Esta tradición guerrera y conflictiva se ha agravado, más que calmado, con el petróleo que ha dado capacidad financiera a los guerreros. La ausencia de un verdadero mercado tampoco ha ayudado, ya que estos intercambios son fruto de intereses políticos y no tanto de los de las sociedades civiles. No es probable que los más viejos del lugar recuerden momentos de tranquilidad.
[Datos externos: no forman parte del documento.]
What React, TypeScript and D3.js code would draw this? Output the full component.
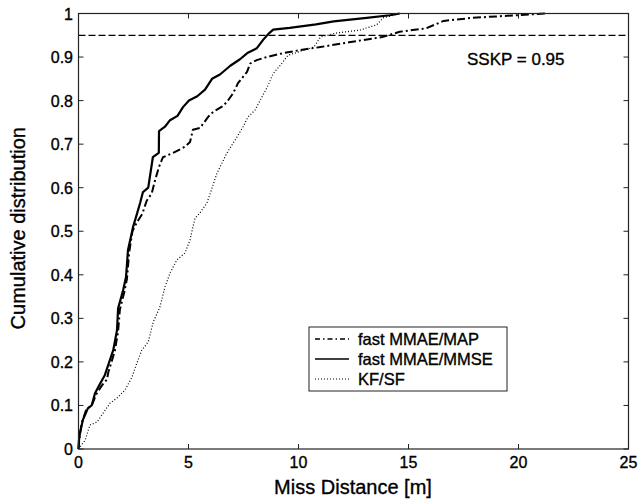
import React from "react";
import * as d3 from "d3";

const W = 639;
const H = 501;

const xTicks = [0, 5, 10, 15, 20, 25];
const yTicks = [0, 0.1, 0.2, 0.3, 0.4, 0.5, 0.6, 0.7, 0.8, 0.9, 1];
const yTickLabels = ["0", "0.1", "0.2", "0.3", "0.4", "0.5", "0.6", "0.7", "0.8", "0.9", "1"];

const seriesNames = ["fast MMAE/MAP", "fast MMAE/MMSE", "KF/SF"];

const mapX = [0, 0.05, 0.15, 0.35, 0.6, 0.8, 1.05, 1.3, 1.35, 1.5, 1.65, 1.8, 1.88, 2.08, 2.2, 2.3, 2.45, 2.65, 2.9, 3.1, 3.33, 3.48, 3.66, 3.84, 4.3, 4.84, 5.07, 5.2, 5.52, 5.9, 6.12, 6.52, 6.75, 7.03, 7.25, 7.66, 7.8, 8.1, 8.55, 9.3, 10.07, 11, 12.3, 13.8, 14.6, 15.8, 16.6, 17.9, 19.9, 21.2];
const mapY = [0, 0.03, 0.06, 0.09, 0.1, 0.125, 0.145, 0.16, 0.175, 0.2, 0.225, 0.27, 0.32, 0.36, 0.39, 0.45, 0.5, 0.52, 0.54, 0.57, 0.587, 0.617, 0.648, 0.67, 0.68, 0.694, 0.705, 0.733, 0.737, 0.763, 0.774, 0.786, 0.797, 0.817, 0.84, 0.866, 0.885, 0.893, 0.9, 0.909, 0.916, 0.923, 0.934, 0.946, 0.958, 0.966, 0.983, 0.99, 0.996, 1.0];

const mmseX = [0, 0.02, 0.07, 0.2, 0.43, 0.6, 0.75, 0.98, 1.2, 1.43, 1.58, 1.75, 1.8, 2.03, 2.16, 2.25, 2.48, 2.6, 2.8, 2.93, 3.17, 3.38, 3.65, 3.66, 3.93, 4.16, 4.5, 4.75, 5.02, 5.4, 5.75, 6.07, 6.43, 6.9, 7.34, 7.7, 8.1, 8.4, 8.67, 8.85, 9.6, 10.8, 11.6, 13.1, 14.15, 14.6];
const mmseY = [0, 0.02, 0.037, 0.067, 0.094, 0.1, 0.128, 0.15, 0.17, 0.205, 0.227, 0.273, 0.323, 0.365, 0.395, 0.457, 0.51, 0.53, 0.565, 0.59, 0.6, 0.67, 0.68, 0.73, 0.74, 0.755, 0.765, 0.785, 0.8, 0.81, 0.825, 0.85, 0.86, 0.88, 0.895, 0.91, 0.92, 0.94, 0.955, 0.963, 0.967, 0.975, 0.982, 0.99, 0.996, 1.0];

const kfX = [0, 0.07, 0.3, 0.52, 0.84, 1.13, 1.43, 1.75, 2.11, 2.43, 2.65, 2.88, 3.17, 3.4, 3.7, 3.93, 4.16, 4.47, 4.84, 5.07, 5.2, 5.3, 5.52, 5.84, 6.3, 6.75, 7.2, 7.48, 7.7, 8.02, 8.25, 8.57, 8.85, 9.25, 9.52, 10.7, 11, 11.7, 12.8, 13.55, 13.85, 14.6, 15.3];
const kfY = [0, 0.005, 0.02, 0.055, 0.062, 0.083, 0.105, 0.117, 0.135, 0.165, 0.197, 0.227, 0.246, 0.292, 0.326, 0.372, 0.404, 0.434, 0.45, 0.48, 0.51, 0.53, 0.542, 0.565, 0.634, 0.68, 0.716, 0.74, 0.762, 0.778, 0.8, 0.83, 0.862, 0.886, 0.904, 0.923, 0.946, 0.955, 0.962, 0.974, 0.99, 1.0, 1.0];

const sskp = 0.95;

const FONT = "'Liberation Sans', Arial, Helvetica, sans-serif";

export default function App() {
  const left = 78.5, right = 628.5, top = 13.5, bottom = 449;
  const x = d3.scaleLinear().domain([0, 25]).range([left, right]);
  const y = d3.scaleLinear().domain([0, 1]).range([bottom, top]);
  const line = d3
    .line<[number, number]>()
    .x((d) => x(d[0]))
    .y((d) => y(d[1]));
  const zip = (a: number[], b: number[]) => a.map((v, i) => [v, b[i]] as [number, number]);

  const styles = [
    { dash: "8,3,2,3", width: 2 },
    { dash: "none", width: 2.2 },
    { dash: "1,2", width: 1.2 },
  ];
  const data = [zip(mapX, mapY), zip(mmseX, mmseY), zip(kfX, kfY)];

  const tl = 5;
  const legX = 309, legY = 327, legW = 198, legH = 64;
  const rowY = [339, 359, 379];
  const ts = { stroke: "#000", strokeWidth: 0.35 };

  return (
    <svg
      width={W}
      height={H}
      style={{ position: "absolute", left: 0, top: 0, background: "#fff" }}
      fontFamily={FONT}
    >
      <rect x={0} y={0} width={W} height={H} fill="#fff" />
      {data.map((d, i) => (
        <path
          key={i}
          d={line(d) || ""}
          fill="none"
          stroke="#000"
          strokeWidth={styles[i].width}
          strokeDasharray={styles[i].dash}
          strokeLinejoin="round"
        />
      ))}
      <line x1={x(0)} x2={x(25)} y1={y(sskp)} y2={y(sskp)} stroke="#000" strokeWidth={1.3} strokeDasharray="7,3" />
      <text x={467} y={65} fontSize={17} fill="#000" {...ts}>SSKP = 0.95</text>

      <rect x={left} y={top} width={right - left} height={bottom - top} fill="none" stroke="#222" strokeWidth={1.2} />
      {xTicks.map((t) => (
        <g key={"x" + t}>
          <line x1={x(t)} x2={x(t)} y1={bottom} y2={bottom - tl} stroke="#222" />
          <line x1={x(t)} x2={x(t)} y1={top} y2={top + tl} stroke="#222" />
          <text x={x(t)} y={468} fontSize={16} textAnchor="middle" fill="#000" {...ts}>{t}</text>
        </g>
      ))}
      {yTicks.map((t, i) => (
        <g key={"y" + t}>
          <line x1={left} x2={left + tl} y1={y(t)} y2={y(t)} stroke="#222" />
          <line x1={right} x2={right - tl} y1={y(t)} y2={y(t)} stroke="#222" />
          <text x={73} y={y(t) + 6} fontSize={16} textAnchor="end" fill="#000" {...ts}>{yTickLabels[i]}</text>
        </g>
      ))}
      <text x={353} y={494} fontSize={20} textAnchor="middle" fill="#000" {...ts}>Miss Distance [m]</text>
      <text transform={`translate(25,${(top + bottom) / 2 - 3}) rotate(-90)`} fontSize={20} textAnchor="middle" fill="#000" {...ts}>
        Cumulative distribution
      </text>

      <rect x={legX} y={legY} width={legW} height={legH} fill="#fff" stroke="#222" strokeWidth={1} />
      {seriesNames.map((n, i) => (
        <g key={n}>
          <line x1={315} x2={349} y1={rowY[i]} y2={rowY[i]} stroke="#000" strokeWidth={i === 2 ? 1 : 1.3} strokeDasharray={i === 0 ? "5,3,1.5,3" : i === 2 ? "1,2" : "none"} />
          <text x={358} y={rowY[i] + 6} fontSize={16.5} fill="#000" {...ts}>{n}</text>
        </g>
      ))}
    </svg>
  );
}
Hasta cierto punto, el nacimiento del EIIL es una consecuencia lógica y razonable de la deriva de los acontecimientos. El islamismo está empezando a tomar conciencia de Estado y podemos empezar a ser testigos de la proclamación de nuevos califatos por todo el globo o de la adhesión de ciertas zonas a los ya existentes. En Libia, donde la Primavera Árabe y la aventura bélica de Sarkozy se han traducido en una guerra civil, el portavoz del grupo terrorista Ansar Sharia, Mohamed al Zahawi, ha proclamado por radio el «emirato de Bengasi». Argelia y Egipto están en alerta, dado el carácter expansivo de este movimiento.